=== Problem statement ===
Write out every line of the material as it stands, apart from the pictures.

=== Stored data ===
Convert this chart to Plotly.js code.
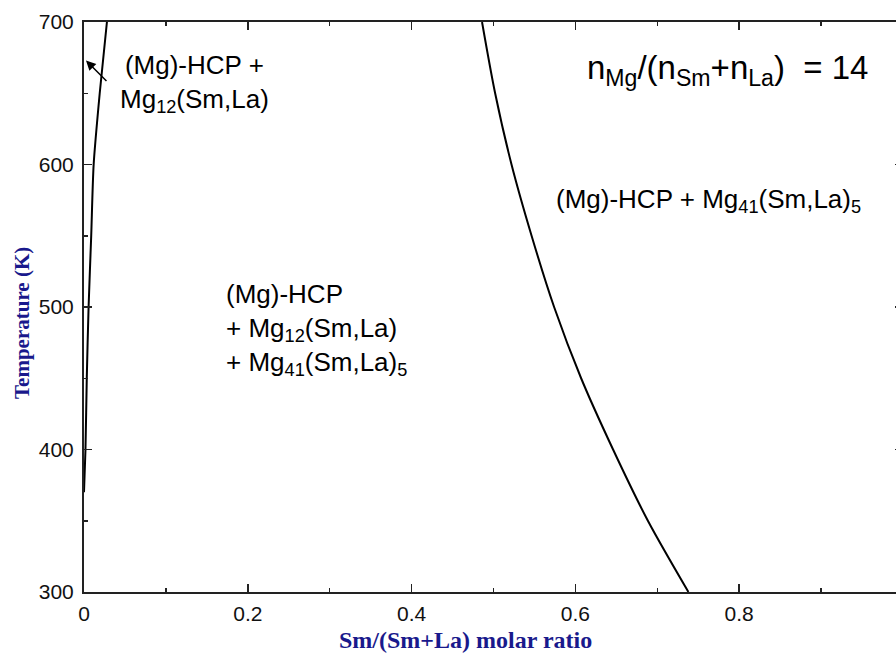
<!DOCTYPE html>
<html>
<head>
<meta charset="utf-8">
<script src="https://cdn.plot.ly/plotly-3.0.1.min.js"></script>
<style>
  html, body { margin: 0; padding: 0; overflow: hidden; background: #fff; }
  #chart { width: 910px; height: 654px; }
</style>
</head>
<body>
<div id="chart"></div>
<script>
// Boundary: (Mg)-HCP + Mg12(Sm,La) | three-phase region
const leftBoundaryX = [0, 0.0018, 0.0034, 0.0056, 0.0088, 0.0118, 0.0192, 0.028];
const leftBoundaryT = [370, 400, 450, 500, 550, 600, 650, 700];

// Boundary: three-phase region | (Mg)-HCP + Mg41(Sm,La)5
const rightBoundaryX = [0.486, 0.502, 0.522, 0.5465, 0.574, 0.607, 0.646, 0.6885, 0.738];
const rightBoundaryT = [700, 650, 600, 550, 500, 450, 400, 350, 300];

const xTickVals = [0, 0.2, 0.4, 0.6, 0.8, 1];
const xTickText = ['0', '0.2', '0.4', '0.6', '0.8', '1'];
const yTickVals = [300, 400, 500, 600, 700];
const yTickText = ['300', '400', '500', '600', '700'];

const xTitle = 'Sm/(Sm+La) molar ratio';
const yTitle = 'Temperature (K)';

const labelTwoPhaseLeft = '(Mg)-HCP +<br>Mg<sub>12</sub>(Sm,La)';
const labelRatio = 'n<sub>Mg</sub>/(n<sub>Sm</sub>+n<sub>La</sub>)  = 14';
const labelTwoPhaseRight = '(Mg)-HCP + Mg<sub>41</sub>(Sm,La)<sub>5</sub>';
const labelThreePhase = '(Mg)-HCP<br>+ Mg<sub>12</sub>(Sm,La)<br>+ Mg<sub>41</sub>(Sm,La)<sub>5</sub>';

const traces = [
  { x: leftBoundaryX, y: leftBoundaryT, mode: 'lines', type: 'scatter',
    line: { color: '#000', width: 2, shape: 'spline', smoothing: 0.7 }, hoverinfo: 'skip' },
  { x: rightBoundaryX, y: rightBoundaryT, mode: 'lines', type: 'scatter',
    line: { color: '#000', width: 2, shape: 'spline', smoothing: 0.8 }, hoverinfo: 'skip' }
];

const serif = '"Liberation Serif", "Times New Roman", serif';
const sans = '"Liberation Sans", Arial, sans-serif';
const titleColor = '#19198c';
const tickFont = { family: sans, size: 21, color: '#111' };
const annFont = { family: sans, size: 26, color: '#000' };

const layout = {
  width: 910, height: 654,
  margin: { l: 84, r: 7, t: 22, b: 62 },
  paper_bgcolor: '#fff', plot_bgcolor: '#fff',
  showlegend: false,
  xaxis: {
    range: [0, 1], tickvals: xTickVals, ticktext: xTickText,
    ticks: 'inside', ticklen: 8, tickwidth: 1.5, tickcolor: '#222',
    minor: { dtick: 0.1, ticks: 'inside', ticklen: 4, tickwidth: 1.5, tickcolor: '#222' },
    showline: true, linecolor: '#222', linewidth: 2, mirror: 'allticks',
    showgrid: false, zeroline: false, tickfont: tickFont, ticklabelstandoff: 2
  },
  yaxis: {
    range: [300, 700], tickvals: yTickVals, ticktext: yTickText,
    ticks: 'inside', ticklen: 8, tickwidth: 1.5, tickcolor: '#222',
    minor: { dtick: 50, ticks: 'inside', ticklen: 4, tickwidth: 1.5, tickcolor: '#222' },
    showline: true, linecolor: '#222', linewidth: 2, mirror: 'allticks',
    showgrid: false, zeroline: false, tickfont: tickFont, ticklabelstandoff: 4
  },
  annotations: [
    { x: 0.4658, y: -0.084, xref: 'paper', yref: 'paper', text: '<b>' + xTitle + '</b>', showarrow: false,
      font: { family: serif, size: 24, color: titleColor }, xanchor: 'center', yanchor: 'middle' },
    { x: -0.0757, y: 0.472, xref: 'paper', yref: 'paper', text: '<b>' + yTitle + '</b>', showarrow: false,
      textangle: -90, font: { family: serif, size: 21, color: titleColor }, xanchor: 'center', yanchor: 'middle' },
    { x: 0.1355, y: 656.5, xref: 'x', yref: 'y', text: labelTwoPhaseLeft, showarrow: false,
      font: annFont, align: 'center', xanchor: 'center', yanchor: 'middle' },
    { x: 0.7857, y: 666, xref: 'x', yref: 'y', text: labelRatio, showarrow: false,
      font: { family: sans, size: 33, color: '#000' }, xanchor: 'center', yanchor: 'middle' },
    { x: 0.763, y: 575, xref: 'x', yref: 'y', text: labelTwoPhaseRight, showarrow: false,
      font: annFont, xanchor: 'center', yanchor: 'middle' },
    { x: 0.171, y: 484, xref: 'x', yref: 'y', text: labelThreePhase, showarrow: false,
      font: annFont, align: 'left', xanchor: 'left', yanchor: 'middle' },
    { x: 0.0024, y: 673, xref: 'x', yref: 'y', text: '', showarrow: true,
      ax: 22, ay: 22, arrowhead: 2, arrowsize: 1.3, arrowwidth: 1.5, arrowcolor: '#000', standoff: 0 }
  ]
};

Plotly.newPlot('chart', traces, layout, { staticPlot: true, displayModeBar: false });
</script>
</body>
</html>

=== Result for this exercise ===
Convert this chart to Plotly.js code.
<!DOCTYPE html>
<html>
<head>
<meta charset="utf-8">
<script src="https://cdn.plot.ly/plotly-3.0.1.min.js"></script>
<style>
  html, body { margin: 0; padding: 0; overflow: hidden; background: #fff; }
  #chart { width: 910px; height: 654px; }
</style>
</head>
<body>
<div id="chart"></div>
<script>
// Boundary: (Mg)-HCP + Mg12(Sm,La) | three-phase region
const leftBoundaryX = [0, 0.0018, 0.0034, 0.0056, 0.0088, 0.0118, 0.0192, 0.028];
const leftBoundaryT = [370, 400, 450, 500, 550, 600, 650, 700];

// Boundary: three-phase region | (Mg)-HCP + Mg41(Sm,La)5
const rightBoundaryX = [0.486, 0.502, 0.522, 0.5465, 0.574, 0.607, 0.646, 0.6885, 0.738];
const rightBoundaryT = [700, 650, 600, 550, 500, 450, 400, 350, 300];

const xTickVals = [0, 0.2, 0.4, 0.6, 0.8, 1];
const xTickText = ['0', '0.2', '0.4', '0.6', '0.8', '1'];
const yTickVals = [300, 400, 500, 600, 700];
const yTickText = ['300', '400', '500', '600', '700'];

const xTitle = 'Sm/(Sm+La) molar ratio';
const yTitle = 'Temperature (K)';

const labelTwoPhaseLeft = '(Mg)-HCP +<br>Mg<sub>12</sub>(Sm,La)';
const labelRatio = 'n<sub>Mg</sub>/(n<sub>Sm</sub>+n<sub>La</sub>)  = 14';
const labelTwoPhaseRight = '(Mg)-HCP + Mg<sub>41</sub>(Sm,La)<sub>5</sub>';
const labelThreePhase = '(Mg)-HCP<br>+ Mg<sub>12</sub>(Sm,La)<br>+ Mg<sub>41</sub>(Sm,La)<sub>5</sub>';

const traces = [
  { x: leftBoundaryX, y: leftBoundaryT, mode: 'lines', type: 'scatter',
    line: { color: '#000', width: 2, shape: 'spline', smoothing: 0.7 }, hoverinfo: 'skip' },
  { x: rightBoundaryX, y: rightBoundaryT, mode: 'lines', type: 'scatter',
    line: { color: '#000', width: 2, shape: 'spline', smoothing: 0.8 }, hoverinfo: 'skip' }
];

const serif = '"Liberation Serif", "Times New Roman", serif';
const sans = '"Liberation Sans", Arial, sans-serif';
const titleColor = '#19198c';
const tickFont = { family: sans, size: 21, color: '#111' };
const annFont = { family: sans, size: 26, color: '#000' };

const layout = {
  width: 910, height: 654,
  margin: { l: 84, r: 7, t: 22, b: 62 },
  paper_bgcolor: '#fff', plot_bgcolor: '#fff',
  showlegend: false,
  xaxis: {
    range: [0, 1], tickvals: xTickVals, ticktext: xTickText,
    ticks: 'inside', ticklen: 8, tickwidth: 1.5, tickcolor: '#222',
    minor: { dtick: 0.1, ticks: 'inside', ticklen: 4, tickwidth: 1.5, tickcolor: '#222' },
    showline: true, linecolor: '#222', linewidth: 2, mirror: 'allticks',
    showgrid: false, zeroline: false, tickfont: tickFont, ticklabelstandoff: 2
  },
  yaxis: {
    range: [300, 700], tickvals: yTickVals, ticktext: yTickText,
    ticks: 'inside', ticklen: 8, tickwidth: 1.5, tickcolor: '#222',
    minor: { dtick: 50, ticks: 'inside', ticklen: 4, tickwidth: 1.5, tickcolor: '#222' },
    showline: true, linecolor: '#222', linewidth: 2, mirror: 'allticks',
    showgrid: false, zeroline: false, tickfont: tickFont, ticklabelstandoff: 4
  },
  annotations: [
    { x: 0.4658, y: -0.084, xref: 'paper', yref: 'paper', text: '<b>' + xTitle + '</b>', showarrow: false,
      font: { family: serif, size: 24, color: titleColor }, xanchor: 'center', yanchor: 'middle' },
    { x: -0.0757, y: 0.472, xref: 'paper', yref: 'paper', text: '<b>' + yTitle + '</b>', showarrow: false,
      textangle: -90, font: { family: serif, size: 21, color: titleColor }, xanchor: 'center', yanchor: 'middle' },
    { x: 0.1355, y: 656.5, xref: 'x', yref: 'y', text: labelTwoPhaseLeft, showarrow: false,
      font: annFont, align: 'center', xanchor: 'center', yanchor: 'middle' },
    { x: 0.7857, y: 666, xref: 'x', yref: 'y', text: labelRatio, showarrow: false,
      font: { family: sans, size: 33, color: '#000' }, xanchor: 'center', yanchor: 'middle' },
    { x: 0.763, y: 575, xref: 'x', yref: 'y', text: labelTwoPhaseRight, showarrow: false,
      font: annFont, xanchor: 'center', yanchor: 'middle' },
    { x: 0.171, y: 484, xref: 'x', yref: 'y', text: labelThreePhase, showarrow: false,
      font: annFont, align: 'left', xanchor: 'left', yanchor: 'middle' },
    { x: 0.0024, y: 673, xref: 'x', yref: 'y', text: '', showarrow: true,
      ax: 22, ay: 22, arrowhead: 2, arrowsize: 1.3, arrowwidth: 1.5, arrowcolor: '#000', standoff: 0 }
  ]
};

Plotly.newPlot('chart', traces, layout, { staticPlot: true, displayModeBar: false });
</script>
</body>
</html>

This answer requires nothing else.